There's an idea that adds nothing to the science and can be used for nothing. Fortunately, Laplace came along 130 years later with some new mathematics, perturbation theory, and demonstrated that the solar system is stable without the hand of any god needed. When Napoleon asked Laplace why he never mentioned the creator in his work, "I had no need of that hypothesis." This is the course of history - gods consistently being replaced by models of mindless matter passively obeying regular rules, and never the other way around.
So Einstein is clearly wrong if he is to be taken at face value, and if he meant religion in some poetic sense, then the words are even less meaningful. They're not even wrong if we don't know to what Einstein refers when he says
religion. They're to vague to have meaning.
love the cutsey insults, to label anyone who questions the sacred tenets of your religious beliefs, as 'Deniers!!' Don't forget, 'Haters!! That's another favorite of progressive indoctrinees
Nobody has insulted you. You simply take offense at being criticized, although as we see here, you're pretty quick yourself with the insults.
You are the indoctrinee, a regressive indoctrinee. You seem to disesteem progress. That's understandable. Progress has been hard on religion and faith. Where do your ideas come from if not indoctrination? Did you invent your religious beliefs, or learn them from a book or a pulpit? What evidence was offered when you were told that a god walked the earth? Nothing supporting the claim, so how did that idea get into your head?
There are only two ways to get an idea into a head. If you're dealing with a seasoned critical thinker, you'll need a compelling argument and sufficient supporting evidence, which is the opposite of indoctrination. It's academic style education, as when one reviews a series of similar fossils ranging from deeper, older, and more primitive forms to more superficial, more recent, and closer to modern ones. Nobody needs to tell the critical thinker what that means or what to believe, and if he's a student in a classroom, nobody will ask him what he believes. They will ask him if he knows what was found and what others concluded from the evidence on tests, but they won't ask him if he believes the scientists. A creationist could get an A in such a class without anybody knowing that he rejected all of the science if he could understand it and repeat it on a test.
And if your dealing with a mind willing to believe by faith, just repeat your message. Maybe a nice hymn like "Jesus loves me, this I know, for the Bible tells me so." Repeat every Sunday morning to music and voila - passive and uncritical absorption of an unevidenced meme. Don't ask how we know that Jesus loves us. And you can be certain that the propagandist cares very much what his subject believes.
That's indoctrination. Please don't confuse these traditions.
You have a habit of simply ignoring comments like this one. Please give me the courtesy of telling me where and why you disagree if you do. Address the words written and the points made rather than simply waving it all off and writing writing words that don't address the argument made.
If you don't, it will be assumed that the argument defeated you.

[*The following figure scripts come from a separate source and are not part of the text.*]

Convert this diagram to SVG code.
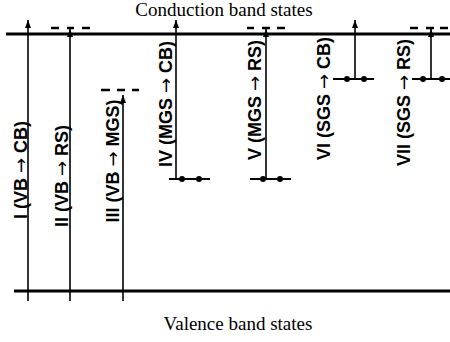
<svg xmlns="http://www.w3.org/2000/svg" width="450" height="342" viewBox="0 0 450 342">
<style>
.band{stroke:#000;stroke-width:3;fill:none}
.tr{stroke:#000;stroke-width:1.6;fill:none}
.lvl{stroke:#000;stroke-width:2;fill:none}
.dash{stroke:#000;stroke-width:2.5;fill:none}
.dot{fill:#000}
.lab{font-family:"Liberation Sans",Arial,sans-serif;font-weight:bold;font-size:18px;fill:#000;text-anchor:middle}
.ar{font-family:"DejaVu Sans",sans-serif;font-weight:normal}
.cap{font-family:"Liberation Serif","Times New Roman",serif;font-size:19px;fill:#000;text-anchor:middle}
</style>
<defs>
<marker id="ah" viewBox="0 0 8 6" refX="8" refY="3" markerWidth="8" markerHeight="6" markerUnits="userSpaceOnUse" orient="auto">
<path d="M0,0 L8,3 L0,6 z" fill="#000"/>
</marker>
</defs>
<text class="cap" x="224" y="16">Conduction band states</text>
<text class="cap" x="238" y="330">Valence band states</text>
<g id="bands">
<line class="band" x1="6" y1="34" x2="450" y2="34"/>
<line class="band" x1="14" y1="291" x2="450" y2="291"/>
</g>
<g id="levels">
<path class="dash" d="M51,28H59M67,28H74M82,28H90"/>
<path class="dash" d="M247,28H254M262,28H270M277,28H285"/>
<path class="dash" d="M410,28H418M426,28H434M440,28H448"/>
<path class="dash" d="M101,90H110M117,90H125M132,90H139"/>
<line class="lvl" x1="169" y1="179" x2="210" y2="179"/>
<circle class="dot" cx="182" cy="179" r="3"/><circle class="dot" cx="199" cy="179" r="3"/>
<line class="lvl" x1="250" y1="179" x2="291" y2="179"/>
<circle class="dot" cx="263" cy="179" r="3"/><circle class="dot" cx="280" cy="179" r="3"/>
<line class="lvl" x1="333" y1="79" x2="374" y2="79"/>
<circle class="dot" cx="347" cy="79" r="3"/><circle class="dot" cx="364" cy="79" r="3"/>
<line class="lvl" x1="412" y1="79" x2="450" y2="79"/>
<circle class="dot" cx="423" cy="79" r="3"/><circle class="dot" cx="442" cy="79" r="3"/>
</g>
<g id="connectors">
<line class="tr" x1="28" y1="301" x2="28" y2="20" marker-end="url(#ah)"/>
<line class="tr" x1="70" y1="301" x2="70" y2="29" marker-end="url(#ah)"/>
<circle class="dot" cx="70" cy="35" r="2.2"/>
<line class="tr" x1="123" y1="301" x2="123" y2="95" marker-end="url(#ah)"/>
<line class="tr" x1="176" y1="179" x2="176" y2="20" marker-end="url(#ah)"/>
<line class="tr" x1="266" y1="179" x2="266" y2="29" marker-end="url(#ah)"/>
<circle class="dot" cx="266" cy="35" r="2.2"/>
<line class="tr" x1="355" y1="79" x2="355" y2="20" marker-end="url(#ah)"/>
<line class="tr" x1="431" y1="79" x2="431" y2="29" marker-end="url(#ah)"/>
<circle class="dot" cx="431" cy="35" r="2.2"/>
</g>
<g id="t1"><text class="lab" transform="translate(26.5,170) rotate(-90)">I (VB <tspan class="ar">→</tspan> CB)</text></g>
<g id="t2"><text class="lab" transform="translate(68,176) rotate(-90)">II (VB <tspan class="ar">→</tspan> RS)</text></g>
<g id="t3"><text class="lab" transform="translate(119,161) rotate(-90)">III (VB <tspan class="ar">→</tspan> MGS)</text></g>
<g id="t4"><text class="lab" transform="translate(172,104) rotate(-90)">IV (MGS <tspan class="ar">→</tspan> CB)</text></g>
<g id="t5"><text class="lab" transform="translate(260.5,100) rotate(-90)">V (MGS <tspan class="ar">→</tspan> RS)</text></g>
<g id="t6"><text class="lab" transform="translate(330,98.5) rotate(-90)">VI (SGS <tspan class="ar">→</tspan> CB)</text></g>
<g id="t7"><text class="lab" transform="translate(410,102.5) rotate(-90)">VII (SGS <tspan class="ar">→</tspan> RS)</text></g>
</svg>
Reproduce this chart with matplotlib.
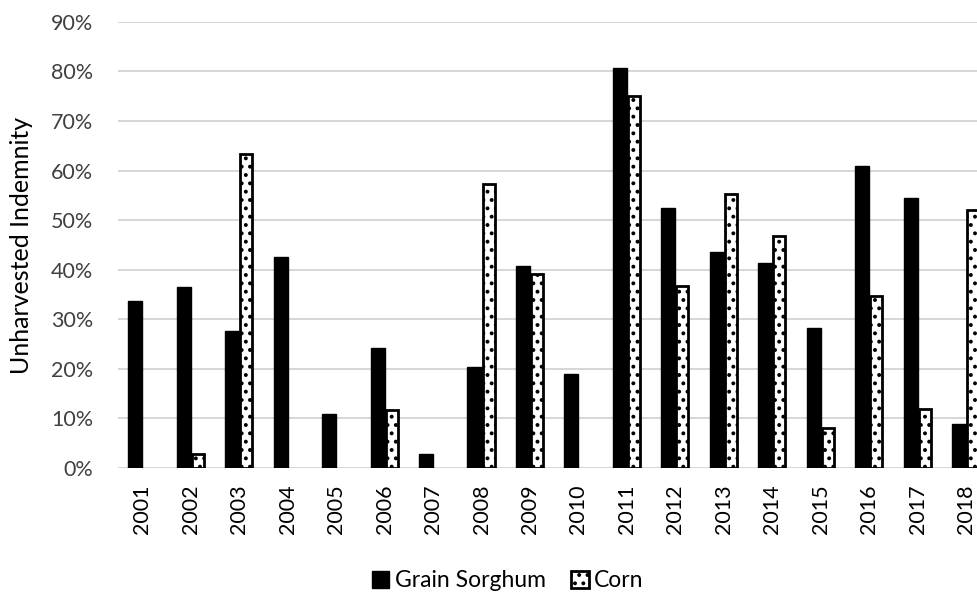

But instead of dogmatically repeating your opinions of MY UNDERSTANDING, why don't you present your own facts, evidence, and arguments?
It's all been done already. This is a 28 page thread, and you came in toward the end. The refutation of Genesis' compatibility with science was well evidenced and argued. The flood story and the discrepancies between the biblical account and the science were discussed extensively.
Why wouldn't others comment on your level of understanding (or your debating etiquette)? Aren't you here to compare science and Genesis? Your understanding of both is relevant.